Kasus Sertifikasi Tanah di Nagekeo
Oleh Frans Anggal
Lukas Moreng (52), pegawai pada Badan Pertanahan Nasional (BPN) Kabupaten Ngada, ditahan di Polsek Aesesa, Kabupaten Nagekeo. Ia dijemput paksa dari kediamannya di Ngalisabu, Kelurahan Bajawa, Kabupaten Ngada, setelah dua kali tidak penuhi panggilan polisi. Ia tersangkut masalah sertifikasi tanah masyarakat Aesesa beberapa tahun lalu (Flores Pos 13 Juli 2011).

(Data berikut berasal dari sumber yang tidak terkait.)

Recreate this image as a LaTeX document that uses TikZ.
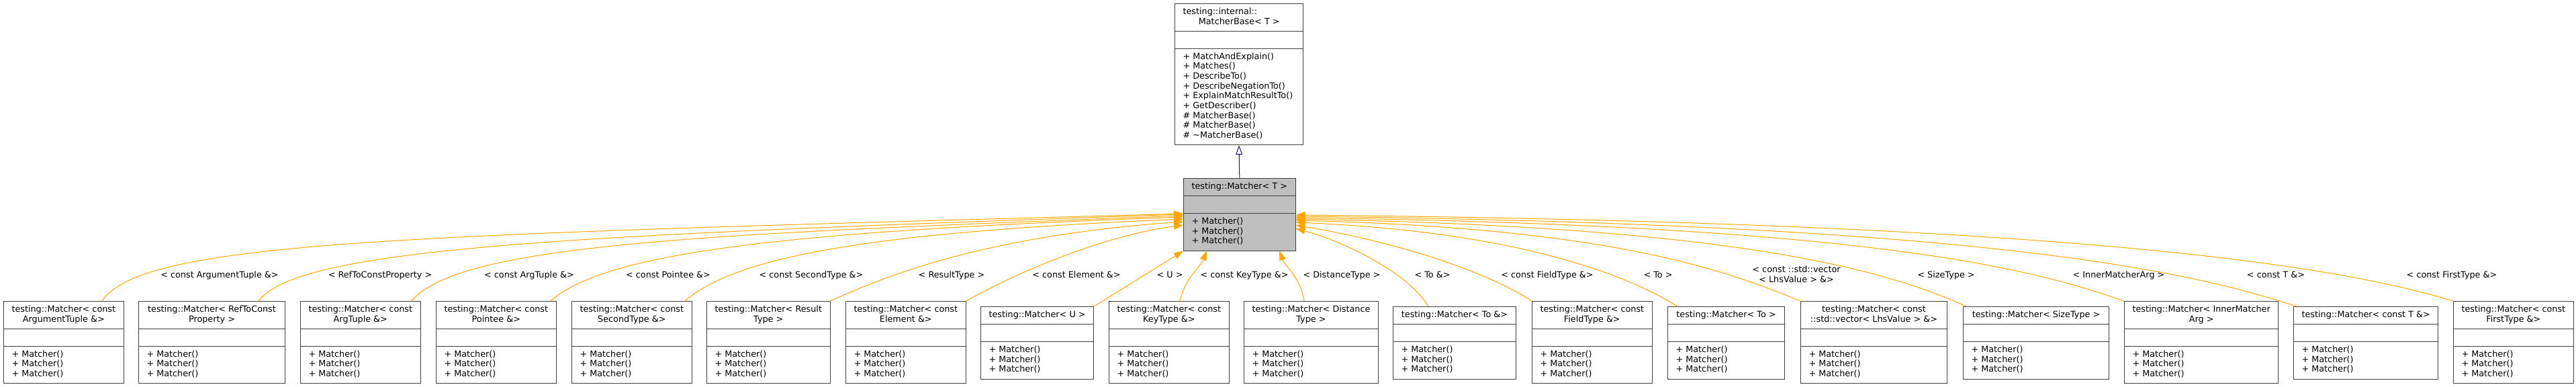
\documentclass[tikz,border=0pt]{standalone}
\usepackage{fontspec}
\setmainfont{DejaVu Sans}
\usetikzlibrary{shapes.multipart,arrows.meta,calc}
\definecolor{edgeorange}{HTML}{FFA500}
\definecolor{edgenavy}{HTML}{191970}
\definecolor{boxgray}{HTML}{BFBFBF}
\newcommand{\ttl}[1]{\begin{tabular}{@{}c@{}}#1\end{tabular}}
\newcommand{\mtd}{\begin{tabular}{@{}l@{}}+ Matcher()\\+ Matcher()\\+ Matcher()\end{tabular}}

\begin{document}
\begin{tikzpicture}[x=0.75pt,y=-0.75pt,
    font=\fontsize{9.6}{11}\selectfont,
    cls/.style={draw=black!75, line width=0.75pt, rectangle split, rectangle split parts=3,
      rectangle split part align={center,left,left}, inner xsep=9pt, inner ysep=3.9pt, anchor=north west},
    tmpl/.style={draw=edgeorange, line width=0.75pt, -{Triangle[length=10.5pt,width=7.5pt]}},
    lbl/.style={anchor=base, inner sep=0pt}]
    \useasboundingbox (0,0) rectangle (3836,575);
    % base class and the template
    \node[cls, rectangle split part align={left,left,left}, minimum width=143.25pt] (base) at (1749,5)
      {\begin{tabular}{@{}l@{}}testing::internal::\\\hspace{17.5pt}MatcherBase< T >\end{tabular}
       \nodepart{second}\strut
       \nodepart{third}\begin{tabular}{@{}l@{}}+ MatchAndExplain()\\+ Matches()\\+ DescribeTo()\\+ DescribeNegationTo()\\+ ExplainMatchResultTo()\\+ GetDescriber()\\\# MatcherBase()\\\# MatcherBase()\\\# \textasciitilde MatcherBase()\end{tabular}};
    \node[cls, fill=boxgray, minimum width=123.75pt] (mt) at (1762,265)
      {\ttl{testing::Matcher< T >}\nodepart{second}\strut\nodepart{third}\mtd};
    \draw[edgenavy, line width=0.75pt, -{Triangle[open,length=10.5pt,width=7.5pt,fill=white]}] (mt.north) -- (base.south);
    % instances, left to right
    \node[cls, minimum width=133.5pt] (d1) at (5,448) {\ttl{testing::Matcher< const\\ArgumentTuple \&>}\nodepart{second}\strut\nodepart{third}\mtd};
    \node[cls, minimum width=163.5pt] (d2) at (206,448) {\ttl{testing::Matcher< RefToConst\\Property >}\nodepart{second}\strut\nodepart{third}\mtd};
    \node[cls, minimum width=133.5pt] (d3) at (447,448) {\ttl{testing::Matcher< const\\ArgTuple \&>}\nodepart{second}\strut\nodepart{third}\mtd};
    \node[cls, minimum width=132.75pt] (d4) at (649,448) {\ttl{testing::Matcher< const\\Pointee \&>}\nodepart{second}\strut\nodepart{third}\mtd};
    \node[cls, minimum width=132.75pt] (d5) at (851,448) {\ttl{testing::Matcher< const\\SecondType \&>}\nodepart{second}\strut\nodepart{third}\mtd};
    \node[cls, minimum width=136.5pt] (d6) at (1052,448) {\ttl{testing::Matcher< Result\\Type >}\nodepart{second}\strut\nodepart{third}\mtd};
    \node[cls, minimum width=132.75pt] (d7) at (1259,448) {\ttl{testing::Matcher< const\\Element \&>}\nodepart{second}\strut\nodepart{third}\mtd};
    \node[cls, minimum width=124.5pt] (d8) at (1460,456) {\ttl{testing::Matcher< U >}\nodepart{second}\strut\nodepart{third}\mtd};
    \node[cls, minimum width=132.75pt] (d9) at (1651,448) {\ttl{testing::Matcher< const\\KeyType \&>}\nodepart{second}\strut\nodepart{third}\mtd};
    \node[cls, minimum width=148.5pt] (d10) at (1852,448) {\ttl{testing::Matcher< Distance\\Type >}\nodepart{second}\strut\nodepart{third}\mtd};
    \node[cls, minimum width=137.25pt] (d11) at (2074,456) {\ttl{testing::Matcher< To \&>}\nodepart{second}\strut\nodepart{third}\mtd};
    \node[cls, minimum width=133.5pt] (d12) at (2281,448) {\ttl{testing::Matcher< const\\FieldType \&>}\nodepart{second}\strut\nodepart{third}\mtd};
    \node[cls, minimum width=130.5pt] (d13) at (2483,456) {\ttl{testing::Matcher< To >}\nodepart{second}\strut\nodepart{third}\mtd};
    \node[cls, minimum width=163.5pt] (d14) at (2681,448) {\ttl{testing::Matcher< const\\::std::vector< LhsValue > \&>}\nodepart{second}\strut\nodepart{third}\mtd};
    \node[cls, minimum width=162.75pt] (d15) at (2923,456) {\ttl{testing::Matcher< SizeType >}\nodepart{second}\strut\nodepart{third}\mtd};
    \node[cls, minimum width=170.25pt] (d16) at (3163,448) {\ttl{testing::Matcher< InnerMatcher\\Arg >}\nodepart{second}\strut\nodepart{third}\mtd};
    \node[cls, minimum width=160.5pt] (d17) at (3415,456) {\ttl{testing::Matcher< const T \&>}\nodepart{second}\strut\nodepart{third}\mtd};
    \node[cls, minimum width=133.5pt] (d18) at (3653,448) {\ttl{testing::Matcher< const\\FirstType \&>}\nodepart{second}\strut\nodepart{third}\mtd};
    % template arguments
    \node[lbl] (l1) at (327,413) {< const ArgumentTuple \&>};
    \node[lbl] (l2) at (566,413) {< RefToConstProperty >};
    \node[lbl] (l3) at (788,413) {< const ArgTuple \&>};
    \node[lbl] (l4) at (995,413) {< const Pointee \&>};
    \node[lbl] (l5) at (1208,413) {< const SecondType \&>};
    \node[lbl] (l6) at (1417,413) {< ResultType >};
    \node[lbl] (l7) at (1603,413) {< const Element \&>};
    \node[lbl] (l8) at (1742,413) {< U >};
    \node[lbl] (l9) at (1853,413) {< const KeyType \&>};
    \node[lbl] (l10) at (1998,413) {< DistanceType >};
    \node[lbl] (l11) at (2133,413) {< To \&>};
    \node[lbl] (l12) at (2304,413) {< const FieldType \&>};
    \node[lbl] (l13) at (2469,413) {< To >};
    \node[inner sep=0pt] (l14) at (2675,410) {\ttl{< const ::std::vector\\< LhsValue > \&>}};
    \node[lbl] (l15) at (2898,413) {< SizeType >};
    \node[lbl] (l16) at (3155,413) {< InnerMatcherArg >};
    \node[lbl] (l17) at (3389,413) {< const T \&>};
    \node[lbl] (l18) at (3651,413) {< const FirstType \&>};
    % edges into the left side
    \draw[tmpl] ($(d1.north west)+(147,0)$) .. controls +(60,-90) and +(-1162,32) .. ($(mt.north west)+(0,53)$);
    \draw[tmpl] ($(d2.north west)+(179,0)$) .. controls +(60,-80) and +(-912,31) .. ($(mt.north west)+(0,54)$);
    \draw[tmpl] ($(d3.north west)+(166,0)$) .. controls +(70,-85) and +(-712,27) .. ($(mt.north west)+(0,56)$);
    \draw[tmpl] ($(d4.north west)+(171,0)$) .. controls +(80,-70) and +(-612,22) .. ($(mt.north west)+(0,58)$);
    \draw[tmpl] ($(d5.north west)+(169,0)$) .. controls +(80,-70) and +(-442,19) .. ($(mt.north west)+(0,61)$);
    \draw[tmpl] (d6.north east) .. controls +(94,-43) and +(-282,20) .. ($(mt.north west)+(0,65)$);
    \draw[tmpl] (d7.north east) .. controls +(90,-50) and +(-112,15) .. ($(mt.north west)+(0,70)$);
    % edges into the bottom
    \draw[tmpl] (d8.north east) -- (mt.south west);
    \draw[tmpl] ($(d9.north west)+(106,0)$) .. controls +(8,-35) and +(-10,25) .. ($(mt.south west)+(35,0)$);
    \draw[tmpl] ($(d10.north west)+(90,0)$) .. controls +(-5,-35) and +(10,25) .. ($(mt.south west)+(143,0)$);
    % edges into the right side
    \draw[tmpl] ($(d11.north west)+(53,0)$) .. controls +(-30,-50) and +(73,20) .. ($(mt.north east)+(0,75)$);
    \draw[tmpl] (d12.north west) .. controls +(-70,-45) and +(153,26) .. ($(mt.north east)+(0,70)$);
    \draw[tmpl] ($(d13.north west)+(15,0)$) .. controls +(-80,-50) and +(323,14) .. ($(mt.north east)+(0,66)$);
    \draw[tmpl] (d14.north west) .. controls +(-110,-45) and +(473,12) .. ($(mt.north east)+(0,63)$);
    \draw[tmpl] ($(d15.north west)+(5,0)$) .. controls +(-110,-50) and +(673,12) .. ($(mt.north east)+(0,61)$);
    \draw[tmpl] (d16.north west) .. controls +(-130,-45) and +(873,12) .. ($(mt.north east)+(0,59)$);
    \draw[tmpl] ($(d17.north west)+(5,0)$) .. controls +(-140,-45) and +(1073,12) .. ($(mt.north east)+(0,57)$);
    \draw[tmpl] (d18.north west) .. controls +(-150,-45) and +(1223,12) .. ($(mt.north east)+(0,55)$);
\end{tikzpicture}
\end{document}
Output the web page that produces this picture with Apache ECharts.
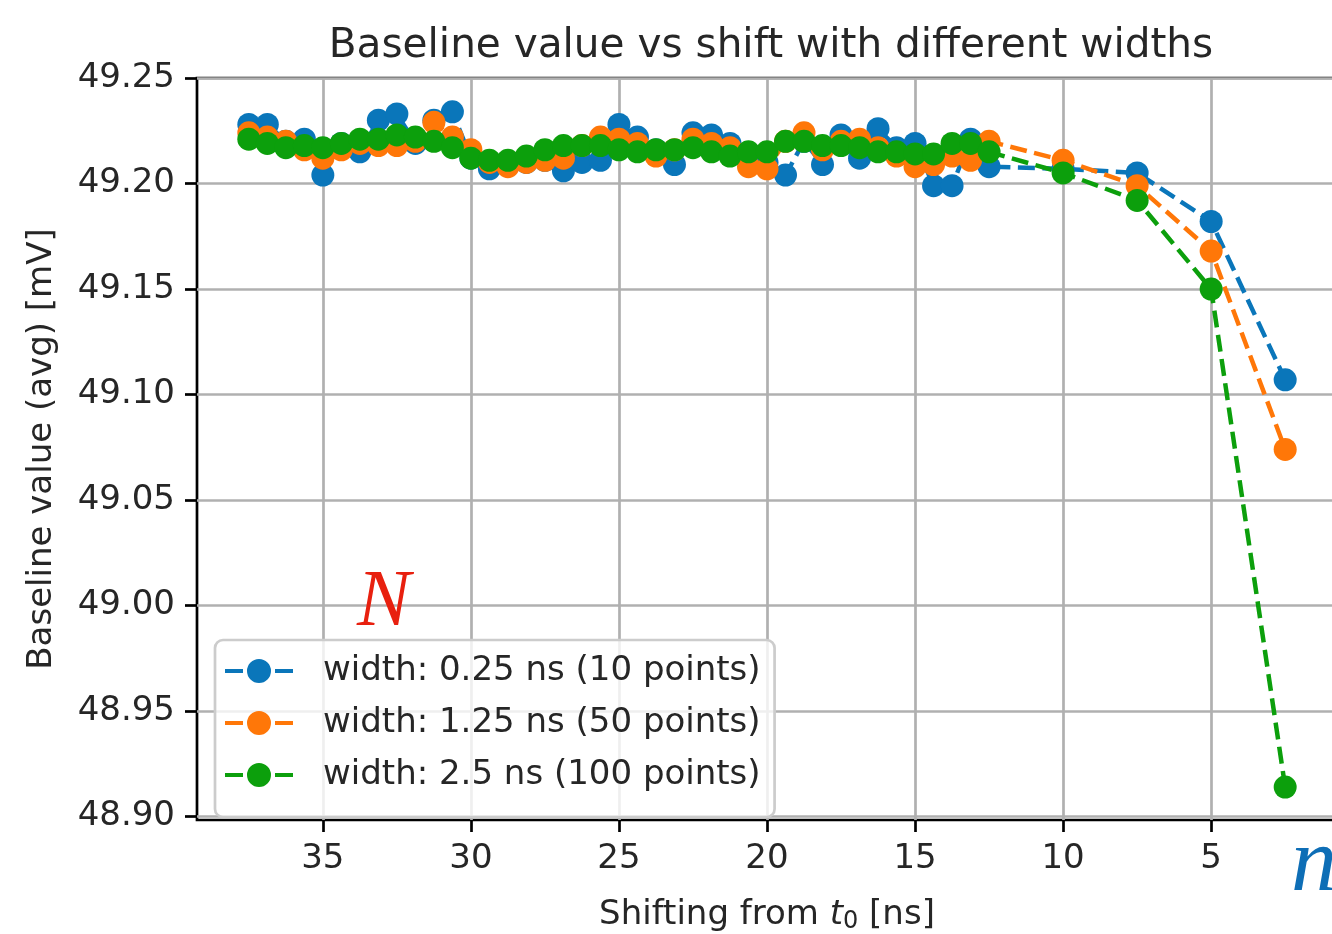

Pelaku tersandung pada dua kasus. Pertama, kasus penyertifikatkan tanah milik orang lain atas namanya sendiri. Kedua, kasus penerimaan biaya sertifikasi tanah milik orang lain tanpa hasil akhir. Pada kasus pertama, korbannya adalah Andreas Redo, warga Danga. Sedangkan pada kasus kedua, korbannya Siti Hadiah, juga warga Danga.
Pada kasus pertama, 1988, pelaku bertindak sebagai petugas ukur dalam penyertifikatan tanah milik Andreas Redo 20 x 80 meter persegi. Tanah ini ia kapling jadi dua. Terbitlah dua sertifikat, 1992. Sertifikat atas nama Andreas Redo, untuk bidang lebih besar, 20 x 65 meter persegi. Dan atas namanya sendiri, untuk bidang lebih kecil, 20 x 15 meter persegi.
Penyelesaian ke dalam pernah diupayakan. Tahun 2002 keduanya bersepakat: pelaku membayar Rp30 ribu per meter. Tak ada realisasi. Maka, 10 Juni 2010, Andreas Redo melapor ke polisi. Pada 17 Juli 2010, pelaku membuat surat pernyataan: Agustus 2010 ia serahkan sertifikat yang sudah dibalik nama. Juga tak ada realisasi. Maka, Sabtu 9 Juli 2011, Andreas Redo melapor lagi. Senin 11 Juli 2011, pelaku ditahan.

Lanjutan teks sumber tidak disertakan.